Kubbesi ve minaresi sonsuzluğa uzanıyormuş gibi görünen, uçsuz bucaksız bir manzaranın önünde kontrast oluşturan bu tepedeki taş yapının arkasından göz kamaştırıcı bir gün batımını izlemek kadar büyülü çok az deneyim vardır. Tırtıklı kayalarla desteklenen İshak Paşa Sarayı, 1784’te tamamlandı. Günümüzde yeni bir cam çatıyla korunan ince taş kabartmalı birkaç bölüm var. Saraya varmak için Doğubayazıt merkezden 6 km’lik yolculuk yapmak gerekiyor.

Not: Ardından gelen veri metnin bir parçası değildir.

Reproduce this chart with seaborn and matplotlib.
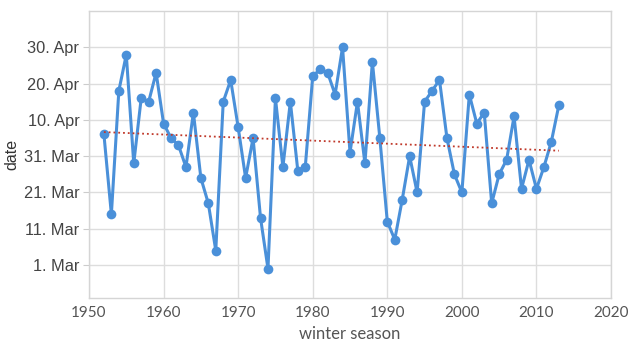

Anadolu’nun farklı kültürlerinin tasarım özelliklerini tasarımında taşıyan, 18. yüzyıldan kalma saray, sürgüne gönderilen Çıldır ve Ahıska Valisi İshak Paşa için inşa edildi.
Ayrıntılı bir ana kapı, en sağ köşedeki zindanların olduğu ilk avluya açılıyor. İkinci avluda İshak Paşa’ya ait olduğu düşünülen Selçuklu oymaları ve Fars kabartma stillerinin bir karışımıyla zengin bir şekilde dekore edilmiş bir türbe var. Bu alandan başka üç kısma geçilebiliyor. Zarif biçimde oyulmuş bir portalın hemen ilerisinde harem ve tören salonu da dahil olmak üzere özel odalar bulunuyor. Solda ilerlediğinizde yeraltındaki tahıl ambarlarına ve hizmetçi odalarına varıyorsunuz. Sağ tarafta selamlık yer alıyor ve bu bölümün en önemli özelliği orijinal kabartmalarıyla dikkat çeken cami.
Sarayın içinde yer aldığı doğan alan da görmeye değer.